** START OF Records for the exercise **

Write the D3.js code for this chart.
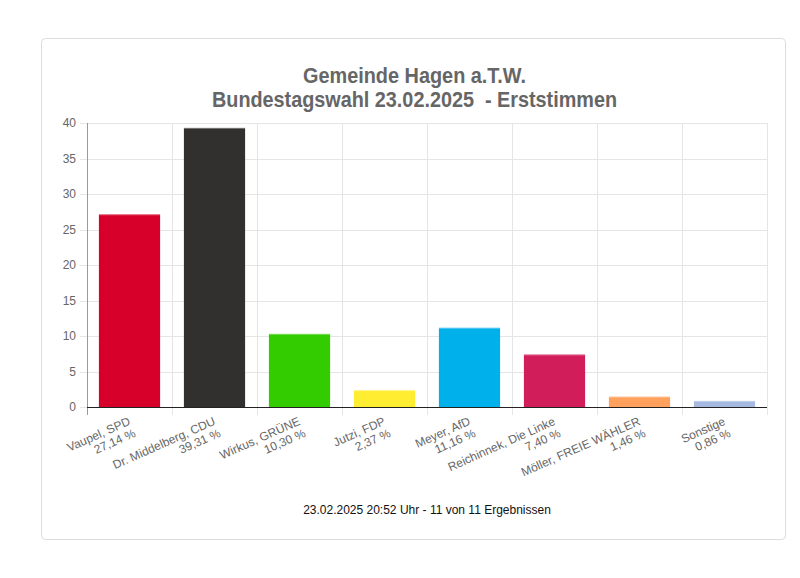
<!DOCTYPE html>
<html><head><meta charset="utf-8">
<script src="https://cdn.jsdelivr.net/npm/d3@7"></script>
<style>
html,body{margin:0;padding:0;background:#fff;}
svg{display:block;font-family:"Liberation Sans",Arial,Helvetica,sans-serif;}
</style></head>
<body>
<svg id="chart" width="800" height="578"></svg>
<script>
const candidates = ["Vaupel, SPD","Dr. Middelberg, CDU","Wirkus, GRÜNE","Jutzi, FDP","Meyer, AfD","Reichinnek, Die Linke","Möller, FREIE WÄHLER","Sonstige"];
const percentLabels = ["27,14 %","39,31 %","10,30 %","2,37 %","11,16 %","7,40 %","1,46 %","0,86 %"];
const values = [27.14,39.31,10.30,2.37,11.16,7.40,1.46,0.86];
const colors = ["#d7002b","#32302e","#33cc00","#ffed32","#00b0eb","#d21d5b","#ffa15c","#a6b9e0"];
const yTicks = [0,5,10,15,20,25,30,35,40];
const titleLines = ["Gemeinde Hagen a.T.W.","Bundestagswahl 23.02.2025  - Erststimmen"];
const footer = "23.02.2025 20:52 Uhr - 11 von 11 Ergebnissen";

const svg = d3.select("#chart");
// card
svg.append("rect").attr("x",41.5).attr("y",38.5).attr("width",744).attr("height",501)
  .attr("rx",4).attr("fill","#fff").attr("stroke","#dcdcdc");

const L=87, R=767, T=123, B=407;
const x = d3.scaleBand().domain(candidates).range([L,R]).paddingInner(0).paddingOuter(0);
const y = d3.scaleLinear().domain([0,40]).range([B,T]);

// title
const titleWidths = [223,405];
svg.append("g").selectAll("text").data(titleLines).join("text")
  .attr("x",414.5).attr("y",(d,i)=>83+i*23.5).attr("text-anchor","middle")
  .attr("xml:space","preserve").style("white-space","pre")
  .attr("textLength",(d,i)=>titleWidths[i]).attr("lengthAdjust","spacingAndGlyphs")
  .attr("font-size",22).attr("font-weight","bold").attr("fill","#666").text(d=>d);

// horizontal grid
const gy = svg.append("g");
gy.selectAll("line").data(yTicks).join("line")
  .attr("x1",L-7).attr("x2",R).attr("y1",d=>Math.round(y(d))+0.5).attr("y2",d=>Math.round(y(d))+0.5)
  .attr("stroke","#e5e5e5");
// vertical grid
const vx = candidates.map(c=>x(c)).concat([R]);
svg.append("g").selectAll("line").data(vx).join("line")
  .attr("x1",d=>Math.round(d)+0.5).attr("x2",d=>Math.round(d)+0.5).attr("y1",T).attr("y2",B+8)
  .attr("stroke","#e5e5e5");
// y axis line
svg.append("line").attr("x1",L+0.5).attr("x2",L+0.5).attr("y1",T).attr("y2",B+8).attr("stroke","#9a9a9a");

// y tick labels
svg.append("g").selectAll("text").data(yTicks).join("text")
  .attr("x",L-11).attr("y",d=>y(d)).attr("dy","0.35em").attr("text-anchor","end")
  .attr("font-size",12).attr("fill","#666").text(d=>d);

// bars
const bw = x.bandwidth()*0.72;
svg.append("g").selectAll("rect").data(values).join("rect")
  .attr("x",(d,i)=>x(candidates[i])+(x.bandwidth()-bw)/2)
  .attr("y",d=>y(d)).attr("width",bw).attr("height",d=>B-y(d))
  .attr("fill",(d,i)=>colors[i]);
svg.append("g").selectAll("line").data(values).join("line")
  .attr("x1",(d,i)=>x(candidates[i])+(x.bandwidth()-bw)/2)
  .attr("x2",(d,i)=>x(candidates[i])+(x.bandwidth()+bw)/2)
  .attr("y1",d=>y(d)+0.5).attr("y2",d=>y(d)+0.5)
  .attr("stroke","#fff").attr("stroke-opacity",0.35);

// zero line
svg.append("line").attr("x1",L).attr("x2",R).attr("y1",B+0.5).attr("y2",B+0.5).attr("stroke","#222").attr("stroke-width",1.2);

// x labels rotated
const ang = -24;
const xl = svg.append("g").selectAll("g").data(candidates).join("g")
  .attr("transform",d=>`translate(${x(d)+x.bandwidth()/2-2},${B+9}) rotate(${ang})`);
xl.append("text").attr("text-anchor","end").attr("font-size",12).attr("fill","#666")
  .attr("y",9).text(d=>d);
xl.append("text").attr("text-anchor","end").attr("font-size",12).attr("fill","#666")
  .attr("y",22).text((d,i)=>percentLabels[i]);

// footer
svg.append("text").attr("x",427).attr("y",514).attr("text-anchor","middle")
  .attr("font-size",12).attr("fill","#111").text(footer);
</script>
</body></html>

** END OF Records for the exercise **
** START OF Records for the exercise **

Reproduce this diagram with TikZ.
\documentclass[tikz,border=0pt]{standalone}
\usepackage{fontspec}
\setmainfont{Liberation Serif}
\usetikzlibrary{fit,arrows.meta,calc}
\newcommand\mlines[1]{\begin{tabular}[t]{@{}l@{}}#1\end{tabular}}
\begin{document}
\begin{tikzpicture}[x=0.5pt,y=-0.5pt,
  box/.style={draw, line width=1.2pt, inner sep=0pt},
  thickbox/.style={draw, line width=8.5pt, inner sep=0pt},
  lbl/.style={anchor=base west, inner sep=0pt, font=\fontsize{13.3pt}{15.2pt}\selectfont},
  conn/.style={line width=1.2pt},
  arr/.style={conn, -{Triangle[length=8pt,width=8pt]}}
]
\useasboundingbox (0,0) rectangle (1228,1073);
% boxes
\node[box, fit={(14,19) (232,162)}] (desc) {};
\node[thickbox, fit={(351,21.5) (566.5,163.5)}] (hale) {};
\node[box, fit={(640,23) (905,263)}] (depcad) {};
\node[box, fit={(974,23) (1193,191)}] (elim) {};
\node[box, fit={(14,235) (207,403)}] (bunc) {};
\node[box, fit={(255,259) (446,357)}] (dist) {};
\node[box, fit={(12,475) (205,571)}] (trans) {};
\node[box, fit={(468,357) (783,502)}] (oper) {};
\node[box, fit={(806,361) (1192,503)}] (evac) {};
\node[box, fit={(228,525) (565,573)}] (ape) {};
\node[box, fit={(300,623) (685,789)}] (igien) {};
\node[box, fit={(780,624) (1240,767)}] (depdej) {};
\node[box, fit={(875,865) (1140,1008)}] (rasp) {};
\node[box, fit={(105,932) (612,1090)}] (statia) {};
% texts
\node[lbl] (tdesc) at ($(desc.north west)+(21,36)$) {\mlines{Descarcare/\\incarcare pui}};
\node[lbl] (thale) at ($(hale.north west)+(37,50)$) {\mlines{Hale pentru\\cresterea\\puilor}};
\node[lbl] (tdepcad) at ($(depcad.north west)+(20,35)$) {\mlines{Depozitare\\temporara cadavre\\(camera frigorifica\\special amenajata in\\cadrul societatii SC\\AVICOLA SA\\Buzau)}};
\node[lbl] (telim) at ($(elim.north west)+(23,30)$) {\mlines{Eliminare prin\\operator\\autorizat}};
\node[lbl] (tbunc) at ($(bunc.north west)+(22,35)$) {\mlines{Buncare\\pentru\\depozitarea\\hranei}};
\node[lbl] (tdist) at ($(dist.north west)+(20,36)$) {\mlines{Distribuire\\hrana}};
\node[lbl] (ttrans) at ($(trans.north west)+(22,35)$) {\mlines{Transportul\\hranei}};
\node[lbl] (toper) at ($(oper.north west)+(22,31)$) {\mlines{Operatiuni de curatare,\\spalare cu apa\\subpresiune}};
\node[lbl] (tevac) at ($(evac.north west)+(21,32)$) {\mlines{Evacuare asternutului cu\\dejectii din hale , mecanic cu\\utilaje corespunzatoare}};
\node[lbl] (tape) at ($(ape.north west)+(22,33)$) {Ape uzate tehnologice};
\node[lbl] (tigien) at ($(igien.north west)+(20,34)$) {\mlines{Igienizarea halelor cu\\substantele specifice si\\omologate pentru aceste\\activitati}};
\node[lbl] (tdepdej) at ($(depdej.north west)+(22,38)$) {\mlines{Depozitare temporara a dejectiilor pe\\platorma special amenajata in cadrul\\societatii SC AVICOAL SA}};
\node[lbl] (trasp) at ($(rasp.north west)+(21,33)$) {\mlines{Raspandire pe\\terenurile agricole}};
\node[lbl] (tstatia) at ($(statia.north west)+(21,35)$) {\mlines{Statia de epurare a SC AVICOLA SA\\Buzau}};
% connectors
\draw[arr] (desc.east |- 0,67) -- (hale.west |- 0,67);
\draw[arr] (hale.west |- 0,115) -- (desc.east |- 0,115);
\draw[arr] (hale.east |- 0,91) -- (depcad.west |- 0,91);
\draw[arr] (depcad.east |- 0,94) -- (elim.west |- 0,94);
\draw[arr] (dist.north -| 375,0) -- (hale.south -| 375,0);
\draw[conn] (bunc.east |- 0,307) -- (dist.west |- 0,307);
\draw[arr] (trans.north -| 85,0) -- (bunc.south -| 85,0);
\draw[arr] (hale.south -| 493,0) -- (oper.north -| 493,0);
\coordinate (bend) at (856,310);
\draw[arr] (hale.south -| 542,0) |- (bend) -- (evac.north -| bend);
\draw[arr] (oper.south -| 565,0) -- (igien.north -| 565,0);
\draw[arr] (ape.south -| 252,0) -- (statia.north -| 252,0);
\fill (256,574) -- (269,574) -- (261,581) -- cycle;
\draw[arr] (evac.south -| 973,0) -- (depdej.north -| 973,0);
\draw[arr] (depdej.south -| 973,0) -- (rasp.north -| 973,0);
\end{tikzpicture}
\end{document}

** END OF Records for the exercise **
** START OF Records for the exercise **

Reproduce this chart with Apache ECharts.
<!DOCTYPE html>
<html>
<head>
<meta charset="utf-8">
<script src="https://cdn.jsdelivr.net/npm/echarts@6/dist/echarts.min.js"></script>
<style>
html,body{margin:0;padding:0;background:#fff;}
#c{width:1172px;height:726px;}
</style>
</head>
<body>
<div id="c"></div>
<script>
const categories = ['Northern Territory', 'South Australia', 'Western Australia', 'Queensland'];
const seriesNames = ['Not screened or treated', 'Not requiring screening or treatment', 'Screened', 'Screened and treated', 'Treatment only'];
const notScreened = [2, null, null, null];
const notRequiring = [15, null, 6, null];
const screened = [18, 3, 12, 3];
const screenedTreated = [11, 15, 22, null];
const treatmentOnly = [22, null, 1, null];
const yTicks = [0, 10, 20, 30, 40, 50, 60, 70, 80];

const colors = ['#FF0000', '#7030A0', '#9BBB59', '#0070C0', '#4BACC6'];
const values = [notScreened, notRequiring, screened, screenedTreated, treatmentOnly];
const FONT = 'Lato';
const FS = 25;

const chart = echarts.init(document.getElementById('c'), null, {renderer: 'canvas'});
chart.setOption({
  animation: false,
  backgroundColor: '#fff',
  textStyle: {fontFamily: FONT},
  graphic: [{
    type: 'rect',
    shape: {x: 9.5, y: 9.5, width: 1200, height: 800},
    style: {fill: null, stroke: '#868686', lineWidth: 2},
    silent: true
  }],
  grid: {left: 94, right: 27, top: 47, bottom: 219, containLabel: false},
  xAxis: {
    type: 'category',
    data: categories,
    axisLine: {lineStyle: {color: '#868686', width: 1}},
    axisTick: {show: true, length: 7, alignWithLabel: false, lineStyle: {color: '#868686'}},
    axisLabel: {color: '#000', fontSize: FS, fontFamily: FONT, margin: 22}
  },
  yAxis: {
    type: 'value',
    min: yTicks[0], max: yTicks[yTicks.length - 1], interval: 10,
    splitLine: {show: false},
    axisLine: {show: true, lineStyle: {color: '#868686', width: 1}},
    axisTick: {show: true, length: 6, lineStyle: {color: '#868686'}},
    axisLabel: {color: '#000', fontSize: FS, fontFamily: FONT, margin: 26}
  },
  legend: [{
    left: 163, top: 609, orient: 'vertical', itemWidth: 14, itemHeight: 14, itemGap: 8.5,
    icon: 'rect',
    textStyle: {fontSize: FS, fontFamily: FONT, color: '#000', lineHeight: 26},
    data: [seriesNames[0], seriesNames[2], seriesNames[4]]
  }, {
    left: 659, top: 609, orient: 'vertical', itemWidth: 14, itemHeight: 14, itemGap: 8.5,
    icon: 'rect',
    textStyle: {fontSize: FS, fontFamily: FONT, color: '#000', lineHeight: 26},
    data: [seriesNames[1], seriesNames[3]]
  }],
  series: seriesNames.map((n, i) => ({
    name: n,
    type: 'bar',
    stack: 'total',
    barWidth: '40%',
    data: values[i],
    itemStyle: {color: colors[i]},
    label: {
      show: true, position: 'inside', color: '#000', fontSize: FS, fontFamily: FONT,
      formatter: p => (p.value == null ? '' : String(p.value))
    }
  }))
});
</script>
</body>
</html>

** END OF Records for the exercise **

▸ Exercise aim
From the records above, copy exactly the lines starting at the one with "Write the D3.js code for this chart." and ending at the one with "const y = d3.scaleLinear().domain([0,40]).range([B,T]);", and no others. Pictures stay out.

▸ Solution
Write the D3.js code for this chart.
<!DOCTYPE html>
<html><head><meta charset="utf-8">
<script src="https://cdn.jsdelivr.net/npm/d3@7"></script>
<style>
html,body{margin:0;padding:0;background:#fff;}
svg{display:block;font-family:"Liberation Sans",Arial,Helvetica,sans-serif;}
</style></head>
<body>
<svg id="chart" width="800" height="578"></svg>
<script>
const candidates = ["Vaupel, SPD","Dr. Middelberg, CDU","Wirkus, GRÜNE","Jutzi, FDP","Meyer, AfD","Reichinnek, Die Linke","Möller, FREIE WÄHLER","Sonstige"];
const percentLabels = ["27,14 %","39,31 %","10,30 %","2,37 %","11,16 %","7,40 %","1,46 %","0,86 %"];
const values = [27.14,39.31,10.30,2.37,11.16,7.40,1.46,0.86];
const colors = ["#d7002b","#32302e","#33cc00","#ffed32","#00b0eb","#d21d5b","#ffa15c","#a6b9e0"];
const yTicks = [0,5,10,15,20,25,30,35,40];
const titleLines = ["Gemeinde Hagen a.T.W.","Bundestagswahl 23.02.2025  - Erststimmen"];
const footer = "23.02.2025 20:52 Uhr - 11 von 11 Ergebnissen";

const svg = d3.select("#chart");
// card
svg.append("rect").attr("x",41.5).attr("y",38.5).attr("width",744).attr("height",501)
  .attr("rx",4).attr("fill","#fff").attr("stroke","#dcdcdc");

const L=87, R=767, T=123, B=407;
const x = d3.scaleBand().domain(candidates).range([L,R]).paddingInner(0).paddingOuter(0);
const y = d3.scaleLinear().domain([0,40]).range([B,T]);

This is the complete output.